Now I see why I failed to recognize the difference between the commands for so long.  I simply feared that what Jesus was asking was impossible, a bar too high.  To my shame, I have  trouble loving my favorite people as I love myself.  And even self-love is often insufficient in motivating me to do the what is  best for my body, mind and soul. I think I would despair if I did not believe that God loves me more than I love myself. 

Yet I do not believe that Jesus commands us to do the impossible.  Rather,  it seems to me that Jesus is calling us mortals into a mystery greater than most of us dare to imagine - into the very love which animates the Trinity.  This whole  last supper discourse in John is filled with quotes like these:
In that day you will know that I am in that Father and you in Me and I in you. (Jn 14:20)
I will ask the Father, and He will give you another Helper, that He may be with you forever; that is the Spirit of truth whom the world cannot receive, because it does not see Him or know Him, but you know Him because He abides with you. (Jn 14:16-17)
Just as the Father has loved Me, I have also loved you; abide in My love." (Jn 15:9)

This is Trinitarian language and it makes my head spin.  Three separate identities eternally present in one another - one in being, unique in personality. I have always believed in the Trinity, knowing that we mortals would never be able to adequately grasp  the nature of One completely transcending our experience.  The more we try to explain the mystery, the more foolish we sound, and the greater risk we run of fighting childish battles over lines in the sand.  For this reason, mistakenly, I have been slow to contemplate this mystery of Trinitarian love, even slower to recognize its immediate ramifications. Yet during His last hours on earth, Jesus felt an urgent need to emphasize His oneness with the Father, and His oneness with us, and our security in the Father, Son and Spirit.  

Preparing for our Wittenberg gathering in Trento last year, I began to see how vital this love of the Trinity is for Christian unity. Abiding in the mystery of Oneness with Christ in the Father through the Holy Spirit is our foundation and our hope.  Jesus never prays that his disciples will agree on doctrine.  He never spells out how the Church is to be structured.
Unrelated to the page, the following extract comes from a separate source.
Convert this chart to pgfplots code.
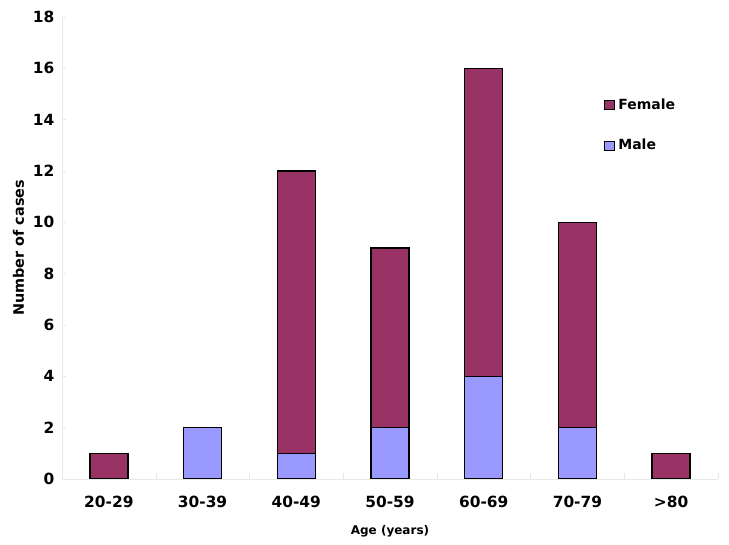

He does not give any lessons in conflict resolution.  Rather he prays this, "I do not ask on behalf of these (disciples) alone, but for those also who believe in Me through their word; that they may all be one, even as You, Father, are in Me and I in You, that they also may be in Us so that the world may believe that You sent Me."

 It is possible that we Christians could work out our differences and still fall short of the unity Jesus intends.  Doctrinal discussion is important, certainly.  But in order for it to bear fruit, it must flow from transformed hearts and minds. Jesus is not calling us to present a united front; He is praying that we may be one even as the Father and the Son are one.  He is praying for us to be drawn up into the eternal, self-giving, joyous love of the Trinity.  It is a hope deeper, more wonderful and mystical than I  imagined when I first felt called to prayer for Christian unity. But it is the only kind of unity which will  bring glory to our Triune God.